— begin —

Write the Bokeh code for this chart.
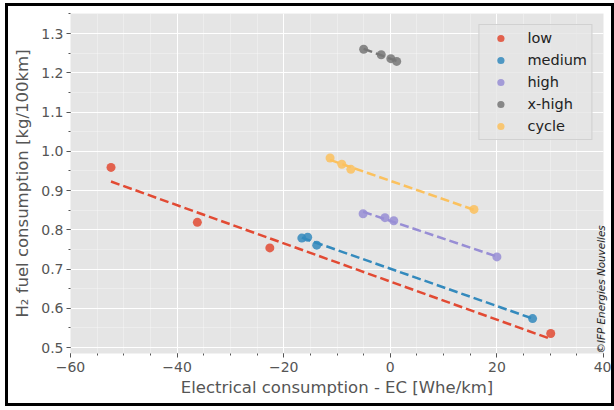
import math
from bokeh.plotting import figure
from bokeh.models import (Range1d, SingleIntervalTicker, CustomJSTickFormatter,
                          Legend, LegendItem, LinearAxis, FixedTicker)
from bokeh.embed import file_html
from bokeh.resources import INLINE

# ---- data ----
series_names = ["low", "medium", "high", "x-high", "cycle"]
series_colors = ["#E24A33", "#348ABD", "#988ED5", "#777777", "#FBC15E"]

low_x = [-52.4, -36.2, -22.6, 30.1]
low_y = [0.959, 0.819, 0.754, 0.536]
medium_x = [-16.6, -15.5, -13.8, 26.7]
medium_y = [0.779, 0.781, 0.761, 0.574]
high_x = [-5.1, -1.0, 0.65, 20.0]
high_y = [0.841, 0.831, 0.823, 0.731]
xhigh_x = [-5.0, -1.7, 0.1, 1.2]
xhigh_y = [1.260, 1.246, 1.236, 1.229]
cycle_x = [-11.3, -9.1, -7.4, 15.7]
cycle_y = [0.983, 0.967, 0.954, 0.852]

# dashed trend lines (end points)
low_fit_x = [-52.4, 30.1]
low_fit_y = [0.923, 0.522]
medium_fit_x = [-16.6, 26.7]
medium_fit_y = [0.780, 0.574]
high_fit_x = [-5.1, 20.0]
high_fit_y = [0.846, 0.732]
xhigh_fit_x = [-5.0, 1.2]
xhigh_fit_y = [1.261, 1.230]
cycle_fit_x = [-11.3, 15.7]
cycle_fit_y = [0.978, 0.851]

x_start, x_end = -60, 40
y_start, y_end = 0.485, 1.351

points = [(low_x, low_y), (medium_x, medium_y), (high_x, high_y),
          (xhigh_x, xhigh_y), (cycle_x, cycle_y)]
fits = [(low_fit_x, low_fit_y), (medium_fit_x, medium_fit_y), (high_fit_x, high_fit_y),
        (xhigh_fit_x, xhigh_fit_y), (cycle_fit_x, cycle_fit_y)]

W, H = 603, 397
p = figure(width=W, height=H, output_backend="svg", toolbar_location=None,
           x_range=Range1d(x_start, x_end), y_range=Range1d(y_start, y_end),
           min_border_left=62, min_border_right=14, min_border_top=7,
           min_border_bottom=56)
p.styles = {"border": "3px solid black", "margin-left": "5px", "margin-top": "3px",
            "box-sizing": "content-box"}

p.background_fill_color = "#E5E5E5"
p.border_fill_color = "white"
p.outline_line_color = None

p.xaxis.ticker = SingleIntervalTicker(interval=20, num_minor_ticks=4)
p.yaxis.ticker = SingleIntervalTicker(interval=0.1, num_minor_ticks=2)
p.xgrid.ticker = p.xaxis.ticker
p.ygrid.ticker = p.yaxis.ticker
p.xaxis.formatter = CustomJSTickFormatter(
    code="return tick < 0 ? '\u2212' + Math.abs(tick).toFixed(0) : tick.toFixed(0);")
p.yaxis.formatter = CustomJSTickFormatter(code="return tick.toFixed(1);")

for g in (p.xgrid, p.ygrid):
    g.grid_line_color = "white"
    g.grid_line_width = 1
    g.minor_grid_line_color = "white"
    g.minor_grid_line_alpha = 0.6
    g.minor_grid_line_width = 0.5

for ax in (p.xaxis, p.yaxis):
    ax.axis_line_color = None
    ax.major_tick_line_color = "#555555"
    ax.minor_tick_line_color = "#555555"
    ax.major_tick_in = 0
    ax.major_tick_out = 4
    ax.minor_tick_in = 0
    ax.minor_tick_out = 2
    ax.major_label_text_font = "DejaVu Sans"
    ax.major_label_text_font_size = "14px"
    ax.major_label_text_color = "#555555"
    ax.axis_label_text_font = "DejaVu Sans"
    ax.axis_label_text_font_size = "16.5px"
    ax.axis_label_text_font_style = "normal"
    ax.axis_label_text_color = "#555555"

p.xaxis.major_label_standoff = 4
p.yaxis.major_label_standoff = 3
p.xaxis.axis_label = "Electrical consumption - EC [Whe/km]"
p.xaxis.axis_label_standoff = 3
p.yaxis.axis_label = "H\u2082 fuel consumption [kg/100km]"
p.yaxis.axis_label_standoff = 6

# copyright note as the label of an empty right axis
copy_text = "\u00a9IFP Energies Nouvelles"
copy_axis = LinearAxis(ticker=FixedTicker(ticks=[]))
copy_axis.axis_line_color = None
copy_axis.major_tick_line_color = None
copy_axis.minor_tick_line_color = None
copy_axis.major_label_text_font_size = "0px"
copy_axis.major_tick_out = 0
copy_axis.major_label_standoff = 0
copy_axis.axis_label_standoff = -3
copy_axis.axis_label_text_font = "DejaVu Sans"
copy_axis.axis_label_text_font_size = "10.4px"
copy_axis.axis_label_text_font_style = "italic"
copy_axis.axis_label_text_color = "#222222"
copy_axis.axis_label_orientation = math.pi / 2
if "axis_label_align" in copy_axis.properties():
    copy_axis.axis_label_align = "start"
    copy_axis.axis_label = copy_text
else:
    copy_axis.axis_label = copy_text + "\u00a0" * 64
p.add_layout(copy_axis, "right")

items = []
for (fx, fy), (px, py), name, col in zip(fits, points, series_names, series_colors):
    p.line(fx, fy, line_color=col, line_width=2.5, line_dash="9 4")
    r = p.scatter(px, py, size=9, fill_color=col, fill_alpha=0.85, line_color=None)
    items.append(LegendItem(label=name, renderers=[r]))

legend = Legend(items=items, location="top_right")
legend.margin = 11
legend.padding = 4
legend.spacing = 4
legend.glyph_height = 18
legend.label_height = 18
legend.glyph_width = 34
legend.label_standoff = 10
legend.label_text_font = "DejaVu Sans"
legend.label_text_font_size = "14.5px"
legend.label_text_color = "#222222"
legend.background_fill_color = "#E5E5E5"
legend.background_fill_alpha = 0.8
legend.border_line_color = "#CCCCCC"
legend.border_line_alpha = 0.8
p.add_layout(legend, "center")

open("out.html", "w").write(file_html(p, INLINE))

— end —

**TO DO**
Strip out the pictures and quote the remaining data word for word.

**ANSWER**
Write the Bokeh code for this chart.
import math
from bokeh.plotting import figure
from bokeh.models import (Range1d, SingleIntervalTicker, CustomJSTickFormatter,
                          Legend, LegendItem, LinearAxis, FixedTicker)
from bokeh.embed import file_html
from bokeh.resources import INLINE

# ---- data ----
series_names = ["low", "medium", "high", "x-high", "cycle"]
series_colors = ["#E24A33", "#348ABD", "#988ED5", "#777777", "#FBC15E"]

low_x = [-52.4, -36.2, -22.6, 30.1]
low_y = [0.959, 0.819, 0.754, 0.536]
medium_x = [-16.6, -15.5, -13.8, 26.7]
medium_y = [0.779, 0.781, 0.761, 0.574]
high_x = [-5.1, -1.0, 0.65, 20.0]
high_y = [0.841, 0.831, 0.823, 0.731]
xhigh_x = [-5.0, -1.7, 0.1, 1.2]
xhigh_y = [1.260, 1.246, 1.236, 1.229]
cycle_x = [-11.3, -9.1, -7.4, 15.7]
cycle_y = [0.983, 0.967, 0.954, 0.852]

# dashed trend lines (end points)
low_fit_x = [-52.4, 30.1]
low_fit_y = [0.923, 0.522]
medium_fit_x = [-16.6, 26.7]
medium_fit_y = [0.780, 0.574]
high_fit_x = [-5.1, 20.0]
high_fit_y = [0.846, 0.732]
xhigh_fit_x = [-5.0, 1.2]
xhigh_fit_y = [1.261, 1.230]
cycle_fit_x = [-11.3, 15.7]
cycle_fit_y = [0.978, 0.851]

x_start, x_end = -60, 40
y_start, y_end = 0.485, 1.351

points = [(low_x, low_y), (medium_x, medium_y), (high_x, high_y),
          (xhigh_x, xhigh_y), (cycle_x, cycle_y)]
fits = [(low_fit_x, low_fit_y), (medium_fit_x, medium_fit_y), (high_fit_x, high_fit_y),
        (xhigh_fit_x, xhigh_fit_y), (cycle_fit_x, cycle_fit_y)]

W, H = 603, 397
p = figure(width=W, height=H, output_backend="svg", toolbar_location=None,
           x_range=Range1d(x_start, x_end), y_range=Range1d(y_start, y_end),
           min_border_left=62, min_border_right=14, min_border_top=7,
           min_border_bottom=56)
p.styles = {"border": "3px solid black", "margin-left": "5px", "margin-top": "3px",
            "box-sizing": "content-box"}

p.background_fill_color = "#E5E5E5"
p.border_fill_color = "white"
p.outline_line_color = None

p.xaxis.ticker = SingleIntervalTicker(interval=20, num_minor_ticks=4)
p.yaxis.ticker = SingleIntervalTicker(interval=0.1, num_minor_ticks=2)
p.xgrid.ticker = p.xaxis.ticker
p.ygrid.ticker = p.yaxis.ticker
p.xaxis.formatter = CustomJSTickFormatter(
    code="return tick < 0 ? '\u2212' + Math.abs(tick).toFixed(0) : tick.toFixed(0);")
p.yaxis.formatter = CustomJSTickFormatter(code="return tick.toFixed(1);")

for g in (p.xgrid, p.ygrid):
    g.grid_line_color = "white"
    g.grid_line_width = 1
    g.minor_grid_line_color = "white"
    g.minor_grid_line_alpha = 0.6
    g.minor_grid_line_width = 0.5

for ax in (p.xaxis, p.yaxis):
    ax.axis_line_color = None
    ax.major_tick_line_color = "#555555"
    ax.minor_tick_line_color = "#555555"
    ax.major_tick_in = 0
    ax.major_tick_out = 4
    ax.minor_tick_in = 0
    ax.minor_tick_out = 2
    ax.major_label_text_font = "DejaVu Sans"
    ax.major_label_text_font_size = "14px"
    ax.major_label_text_color = "#555555"
    ax.axis_label_text_font = "DejaVu Sans"
    ax.axis_label_text_font_size = "16.5px"
    ax.axis_label_text_font_style = "normal"
    ax.axis_label_text_color = "#555555"

p.xaxis.major_label_standoff = 4
p.yaxis.major_label_standoff = 3
p.xaxis.axis_label = "Electrical consumption - EC [Whe/km]"
p.xaxis.axis_label_standoff = 3
p.yaxis.axis_label = "H\u2082 fuel consumption [kg/100km]"
p.yaxis.axis_label_standoff = 6

# copyright note as the label of an empty right axis
copy_text = "\u00a9IFP Energies Nouvelles"
copy_axis = LinearAxis(ticker=FixedTicker(ticks=[]))
copy_axis.axis_line_color = None
copy_axis.major_tick_line_color = None
copy_axis.minor_tick_line_color = None
copy_axis.major_label_text_font_size = "0px"
copy_axis.major_tick_out = 0
copy_axis.major_label_standoff = 0
copy_axis.axis_label_standoff = -3
copy_axis.axis_label_text_font = "DejaVu Sans"
copy_axis.axis_label_text_font_size = "10.4px"
copy_axis.axis_label_text_font_style = "italic"
copy_axis.axis_label_text_color = "#222222"
copy_axis.axis_label_orientation = math.pi / 2
if "axis_label_align" in copy_axis.properties():
    copy_axis.axis_label_align = "start"
    copy_axis.axis_label = copy_text
else:
    copy_axis.axis_label = copy_text + "\u00a0" * 64
p.add_layout(copy_axis, "right")

items = []
for (fx, fy), (px, py), name, col in zip(fits, points, series_names, series_colors):
    p.line(fx, fy, line_color=col, line_width=2.5, line_dash="9 4")
    r = p.scatter(px, py, size=9, fill_color=col, fill_alpha=0.85, line_color=None)
    items.append(LegendItem(label=name, renderers=[r]))

legend = Legend(items=items, location="top_right")
legend.margin = 11
legend.padding = 4
legend.spacing = 4
legend.glyph_height = 18
legend.label_height = 18
legend.glyph_width = 34
legend.label_standoff = 10
legend.label_text_font = "DejaVu Sans"
legend.label_text_font_size = "14.5px"
legend.label_text_color = "#222222"
legend.background_fill_color = "#E5E5E5"
legend.background_fill_alpha = 0.8
legend.border_line_color = "#CCCCCC"
legend.border_line_alpha = 0.8
p.add_layout(legend, "center")

open("out.html", "w").write(file_html(p, INLINE))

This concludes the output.